Task description. Give an exact copy of every line, leaving images out.

-.-.-

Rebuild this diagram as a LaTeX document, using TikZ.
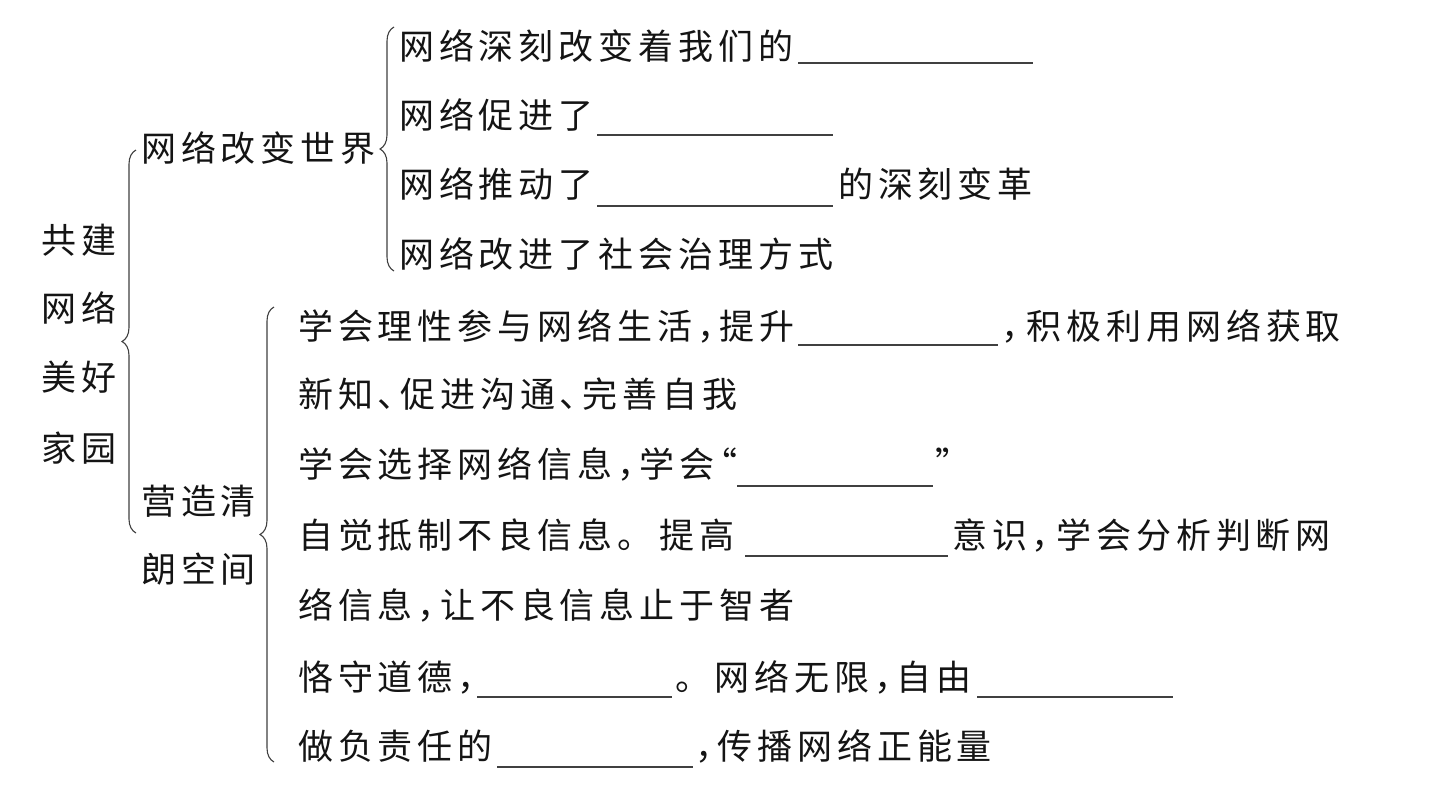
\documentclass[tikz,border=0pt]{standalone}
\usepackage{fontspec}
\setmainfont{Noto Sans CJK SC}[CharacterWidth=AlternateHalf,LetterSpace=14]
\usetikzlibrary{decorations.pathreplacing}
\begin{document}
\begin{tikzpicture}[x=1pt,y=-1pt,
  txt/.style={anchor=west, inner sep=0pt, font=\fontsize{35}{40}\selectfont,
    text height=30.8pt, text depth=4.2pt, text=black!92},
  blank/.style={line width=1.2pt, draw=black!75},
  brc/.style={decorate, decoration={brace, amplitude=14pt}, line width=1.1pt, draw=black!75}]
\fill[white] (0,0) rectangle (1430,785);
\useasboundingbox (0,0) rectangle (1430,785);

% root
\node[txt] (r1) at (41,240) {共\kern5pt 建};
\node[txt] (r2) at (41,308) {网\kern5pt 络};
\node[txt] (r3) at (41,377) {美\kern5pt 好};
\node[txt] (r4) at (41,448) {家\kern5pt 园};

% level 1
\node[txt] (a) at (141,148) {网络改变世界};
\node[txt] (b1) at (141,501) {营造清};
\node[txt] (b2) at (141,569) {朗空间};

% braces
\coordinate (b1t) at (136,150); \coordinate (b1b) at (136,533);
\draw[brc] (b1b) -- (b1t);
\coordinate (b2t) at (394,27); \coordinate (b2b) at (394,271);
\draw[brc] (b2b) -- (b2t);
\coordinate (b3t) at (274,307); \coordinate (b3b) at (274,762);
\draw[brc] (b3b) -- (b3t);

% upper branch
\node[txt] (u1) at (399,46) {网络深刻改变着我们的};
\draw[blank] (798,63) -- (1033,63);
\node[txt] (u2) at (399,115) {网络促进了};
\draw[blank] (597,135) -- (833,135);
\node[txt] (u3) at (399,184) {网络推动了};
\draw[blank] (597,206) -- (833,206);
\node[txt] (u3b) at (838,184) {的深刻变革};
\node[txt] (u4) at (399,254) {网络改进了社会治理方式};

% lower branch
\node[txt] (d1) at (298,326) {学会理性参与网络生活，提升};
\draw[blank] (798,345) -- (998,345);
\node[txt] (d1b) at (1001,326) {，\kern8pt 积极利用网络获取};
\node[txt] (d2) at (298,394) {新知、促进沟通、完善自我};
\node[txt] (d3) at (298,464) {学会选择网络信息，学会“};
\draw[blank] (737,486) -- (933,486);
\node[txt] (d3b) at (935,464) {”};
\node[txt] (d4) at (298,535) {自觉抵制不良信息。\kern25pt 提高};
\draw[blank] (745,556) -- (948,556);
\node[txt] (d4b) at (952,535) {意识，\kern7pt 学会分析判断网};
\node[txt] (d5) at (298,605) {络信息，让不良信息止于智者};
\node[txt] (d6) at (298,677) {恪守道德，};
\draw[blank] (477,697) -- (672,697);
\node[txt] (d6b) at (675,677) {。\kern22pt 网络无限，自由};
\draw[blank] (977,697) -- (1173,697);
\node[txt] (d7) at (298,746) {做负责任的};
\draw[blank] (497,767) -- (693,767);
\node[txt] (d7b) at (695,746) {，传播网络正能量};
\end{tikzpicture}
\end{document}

-.-.-

Complete output.
Rebuild this diagram as a LaTeX document, using TikZ.
\documentclass[tikz,border=0pt]{standalone}
\usepackage{fontspec}
\setmainfont{Noto Sans CJK SC}[CharacterWidth=AlternateHalf,LetterSpace=14]
\usetikzlibrary{decorations.pathreplacing}
\begin{document}
\begin{tikzpicture}[x=1pt,y=-1pt,
  txt/.style={anchor=west, inner sep=0pt, font=\fontsize{35}{40}\selectfont,
    text height=30.8pt, text depth=4.2pt, text=black!92},
  blank/.style={line width=1.2pt, draw=black!75},
  brc/.style={decorate, decoration={brace, amplitude=14pt}, line width=1.1pt, draw=black!75}]
\fill[white] (0,0) rectangle (1430,785);
\useasboundingbox (0,0) rectangle (1430,785);

% root
\node[txt] (r1) at (41,240) {共\kern5pt 建};
\node[txt] (r2) at (41,308) {网\kern5pt 络};
\node[txt] (r3) at (41,377) {美\kern5pt 好};
\node[txt] (r4) at (41,448) {家\kern5pt 园};

% level 1
\node[txt] (a) at (141,148) {网络改变世界};
\node[txt] (b1) at (141,501) {营造清};
\node[txt] (b2) at (141,569) {朗空间};

% braces
\coordinate (b1t) at (136,150); \coordinate (b1b) at (136,533);
\draw[brc] (b1b) -- (b1t);
\coordinate (b2t) at (394,27); \coordinate (b2b) at (394,271);
\draw[brc] (b2b) -- (b2t);
\coordinate (b3t) at (274,307); \coordinate (b3b) at (274,762);
\draw[brc] (b3b) -- (b3t);

% upper branch
\node[txt] (u1) at (399,46) {网络深刻改变着我们的};
\draw[blank] (798,63) -- (1033,63);
\node[txt] (u2) at (399,115) {网络促进了};
\draw[blank] (597,135) -- (833,135);
\node[txt] (u3) at (399,184) {网络推动了};
\draw[blank] (597,206) -- (833,206);
\node[txt] (u3b) at (838,184) {的深刻变革};
\node[txt] (u4) at (399,254) {网络改进了社会治理方式};

% lower branch
\node[txt] (d1) at (298,326) {学会理性参与网络生活，提升};
\draw[blank] (798,345) -- (998,345);
\node[txt] (d1b) at (1001,326) {，\kern8pt 积极利用网络获取};
\node[txt] (d2) at (298,394) {新知、促进沟通、完善自我};
\node[txt] (d3) at (298,464) {学会选择网络信息，学会“};
\draw[blank] (737,486) -- (933,486);
\node[txt] (d3b) at (935,464) {”};
\node[txt] (d4) at (298,535) {自觉抵制不良信息。\kern25pt 提高};
\draw[blank] (745,556) -- (948,556);
\node[txt] (d4b) at (952,535) {意识，\kern7pt 学会分析判断网};
\node[txt] (d5) at (298,605) {络信息，让不良信息止于智者};
\node[txt] (d6) at (298,677) {恪守道德，};
\draw[blank] (477,697) -- (672,697);
\node[txt] (d6b) at (675,677) {。\kern22pt 网络无限，自由};
\draw[blank] (977,697) -- (1173,697);
\node[txt] (d7) at (298,746) {做负责任的};
\draw[blank] (497,767) -- (693,767);
\node[txt] (d7b) at (695,746) {，传播网络正能量};
\end{tikzpicture}
\end{document}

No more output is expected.